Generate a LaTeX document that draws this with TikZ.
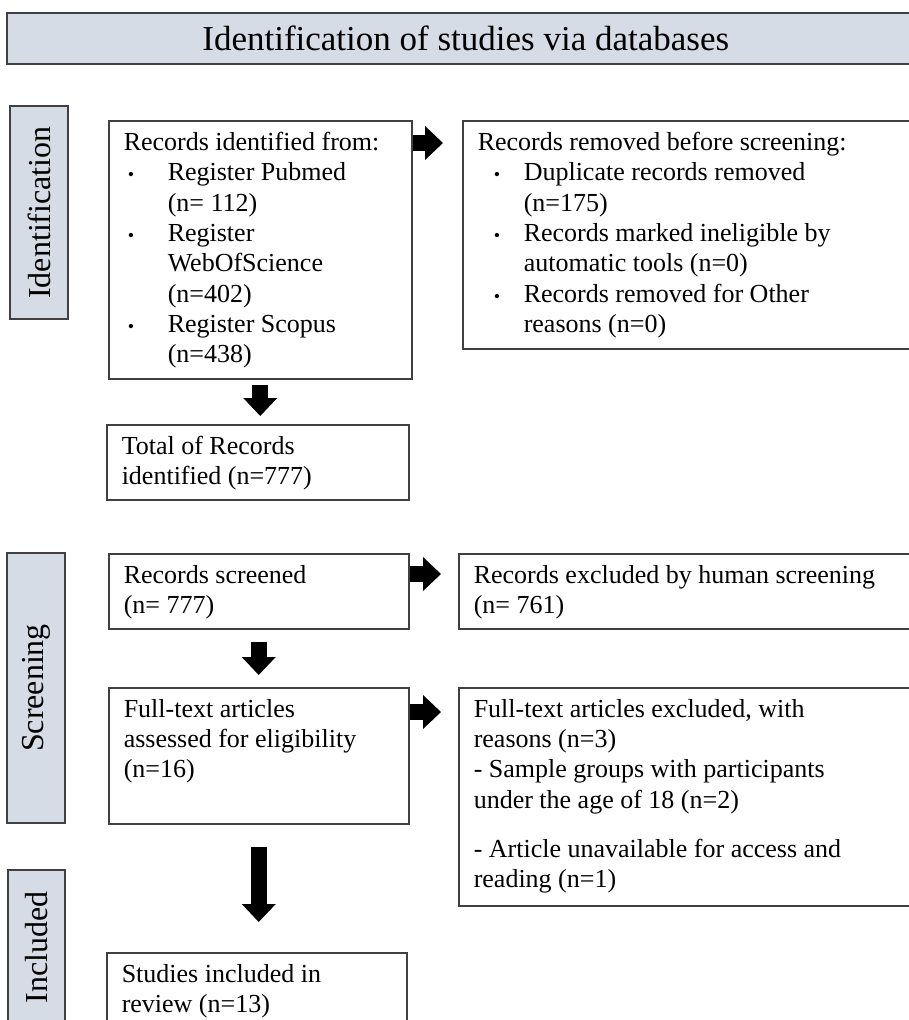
\documentclass[tikz,border=0pt]{standalone}
\usepackage{fontspec}
\setmainfont{Liberation Serif}
\usetikzlibrary{arrows.meta,calc}
\definecolor{headfill}{HTML}{D6DCE5}
\definecolor{edgecol}{HTML}{404040}
\newcommand{\bulA}{\makebox[44pt][l]{\hspace{4pt}{\fontsize{18}{18}\selectfont •}}}
\newcommand{\indA}{\hspace*{44pt}}
\newcommand{\bulB}{\makebox[46pt][l]{\hspace{16pt}{\fontsize{18}{18}\selectfont •}}}
\newcommand{\indB}{\hspace*{46pt}}
\begin{document}
\begin{tikzpicture}[x=1pt,y=-1pt,
  box/.style={draw=edgecol, line width=1.5pt, fill=white, inner xsep=15pt, inner ysep=11.5pt, anchor=north west, font=\fontsize{26}{30.3}\selectfont},
  stage/.style={draw=edgecol, line width=1.5pt, fill=headfill, rotate=90, inner sep=0pt, font=\fontsize{32}{36}\selectfont},
  head/.style={draw=edgecol, line width=1.5pt, fill=headfill, inner sep=0pt, anchor=north west, font=\fontsize{35}{40}\selectfont},
  blockarrow/.style={line width=16pt, -{Triangle[length=18pt,width=34pt,line width=0pt]}}]
\useasboundingbox (0,0) rectangle (909,1020);
\clip (0,0) rectangle (909,1020);

% header
\node[head, minimum width=918pt, minimum height=51pt] (title) at (6,12) {Identification of studies via databases};

% stage labels
\node[stage, minimum width=213pt, minimum height=58pt] (idl) at (39,212.5) {Identification};
\node[stage, minimum width=270pt, minimum height=58pt] (scl) at (36,688) {Screening};
\node[stage, minimum width=155pt, minimum height=57pt] (inl) at (36.5,947.5) {Included};

% boxes
\node[box] (n1) at (108,120) {\parbox[c][235pt][t]{273pt}{%
Records identified from:\\
\bulA Register Pubmed\\
\indA (n= 112)\\
\bulA Register\\
\indA WebOfScience\\
\indA (n=402)\\
\bulA Register Scopus\\
\indA (n=438)}};

\node[box] (r1) at (462,120) {\parbox[c][205pt][t]{423pt}{%
Records removed before screening:\\
\bulB Duplicate records removed\\
\indB (n=175)\\
\bulB Records marked ineligible by\\
\indB automatic tools (n=0)\\
\bulB Records removed for Other\\
\indB reasons (n=0)}};

\node[box] (tot) at (106,424) {\parbox[c][52pt][t]{272pt}{%
Total of Records\\
identified (n=777)}};

\node[box] (rs) at (108,553) {\parbox[c][52pt][t]{270pt}{%
Records screened\\
(n= 777)}};

\node[box] (re) at (458,553) {\parbox[c][52pt][t]{427pt}{%
Records excluded by human screening\\
(n= 761)}};

\node[box] (ft) at (108,687) {\parbox[c][113pt][t]{270pt}{%
Full-text articles\\
assessed for eligibility\\
(n=16)}};

\node[box] (fe) at (458,687) {\parbox[c][195pt][t]{427pt}{%
Full-text articles excluded, with\\
reasons (n=3)\\
- Sample groups with participants\\
under the age of 18 (n=2)\\[19pt]
- Article unavailable for access and\\
reading (n=1)}};

\node[box] (st) at (106,952) {\parbox[c][77pt][t]{270pt}{%
Studies included in\\
review (n=13)}};

% connectors
\draw[blockarrow, shorten >=19pt] ($(n1.north east)+(0,23)$) -- ($(r1.north west)+(0,23)$);
\draw[blockarrow, shorten <=5pt, shorten >=8pt] (n1.south) -- (n1.south |- tot.north);
\draw[blockarrow, shorten >=17pt] ($(rs.north east)+(0,21)$) -- ($(re.north west)+(0,21)$);
\draw[blockarrow, shorten <=12pt, shorten >=12pt] (rs.south) -- (ft.north);
\draw[blockarrow, shorten >=17pt] ($(ft.north east)+(0,25)$) -- ($(fe.north west)+(0,25)$);
\draw[blockarrow, shorten <=22pt, shorten >=30pt] (ft.south) -- (ft.south |- st.north);
\end{tikzpicture}
\end{document}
------------------------------------
> **Aim of the exercise**: Return each line of the data, keeping its wording exact and omitting pictures.

> **Task result**:
Generate a LaTeX document that draws this with TikZ.
\documentclass[tikz,border=0pt]{standalone}
\usepackage{fontspec}
\setmainfont{Liberation Serif}
\usetikzlibrary{arrows.meta,calc}
\definecolor{headfill}{HTML}{D6DCE5}
\definecolor{edgecol}{HTML}{404040}
\newcommand{\bulA}{\makebox[44pt][l]{\hspace{4pt}{\fontsize{18}{18}\selectfont •}}}
\newcommand{\indA}{\hspace*{44pt}}
\newcommand{\bulB}{\makebox[46pt][l]{\hspace{16pt}{\fontsize{18}{18}\selectfont •}}}
\newcommand{\indB}{\hspace*{46pt}}
\begin{document}
\begin{tikzpicture}[x=1pt,y=-1pt,
  box/.style={draw=edgecol, line width=1.5pt, fill=white, inner xsep=15pt, inner ysep=11.5pt, anchor=north west, font=\fontsize{26}{30.3}\selectfont},
  stage/.style={draw=edgecol, line width=1.5pt, fill=headfill, rotate=90, inner sep=0pt, font=\fontsize{32}{36}\selectfont},
  head/.style={draw=edgecol, line width=1.5pt, fill=headfill, inner sep=0pt, anchor=north west, font=\fontsize{35}{40}\selectfont},
  blockarrow/.style={line width=16pt, -{Triangle[length=18pt,width=34pt,line width=0pt]}}]
\useasboundingbox (0,0) rectangle (909,1020);
\clip (0,0) rectangle (909,1020);

% header
\node[head, minimum width=918pt, minimum height=51pt] (title) at (6,12) {Identification of studies via databases};

% stage labels
\node[stage, minimum width=213pt, minimum height=58pt] (idl) at (39,212.5) {Identification};
\node[stage, minimum width=270pt, minimum height=58pt] (scl) at (36,688) {Screening};
\node[stage, minimum width=155pt, minimum height=57pt] (inl) at (36.5,947.5) {Included};

% boxes
\node[box] (n1) at (108,120) {\parbox[c][235pt][t]{273pt}{%
Records identified from:\\
\bulA Register Pubmed\\
\indA (n= 112)\\
\bulA Register\\
\indA WebOfScience\\
\indA (n=402)\\
\bulA Register Scopus\\
\indA (n=438)}};

\node[box] (r1) at (462,120) {\parbox[c][205pt][t]{423pt}{%
Records removed before screening:\\
\bulB Duplicate records removed\\
\indB (n=175)\\
\bulB Records marked ineligible by\\
\indB automatic tools (n=0)\\
\bulB Records removed for Other\\
\indB reasons (n=0)}};

\node[box] (tot) at (106,424) {\parbox[c][52pt][t]{272pt}{%
Total of Records\\
identified (n=777)}};

\node[box] (rs) at (108,553) {\parbox[c][52pt][t]{270pt}{%
Records screened\\
(n= 777)}};

\node[box] (re) at (458,553) {\parbox[c][52pt][t]{427pt}{%
Records excluded by human screening\\
(n= 761)}};

\node[box] (ft) at (108,687) {\parbox[c][113pt][t]{270pt}{%
Full-text articles\\
assessed for eligibility\\
(n=16)}};

\node[box] (fe) at (458,687) {\parbox[c][195pt][t]{427pt}{%
Full-text articles excluded, with\\
reasons (n=3)\\
- Sample groups with participants\\
under the age of 18 (n=2)\\[19pt]
- Article unavailable for access and\\
reading (n=1)}};

\node[box] (st) at (106,952) {\parbox[c][77pt][t]{270pt}{%
Studies included in\\
review (n=13)}};

% connectors
\draw[blockarrow, shorten >=19pt] ($(n1.north east)+(0,23)$) -- ($(r1.north west)+(0,23)$);
\draw[blockarrow, shorten <=5pt, shorten >=8pt] (n1.south) -- (n1.south |- tot.north);
\draw[blockarrow, shorten >=17pt] ($(rs.north east)+(0,21)$) -- ($(re.north west)+(0,21)$);
\draw[blockarrow, shorten <=12pt, shorten >=12pt] (rs.south) -- (ft.north);
\draw[blockarrow, shorten >=17pt] ($(ft.north east)+(0,25)$) -- ($(fe.north west)+(0,25)$);
\draw[blockarrow, shorten <=22pt, shorten >=30pt] (ft.south) -- (ft.south |- st.north);
\end{tikzpicture}
\end{document}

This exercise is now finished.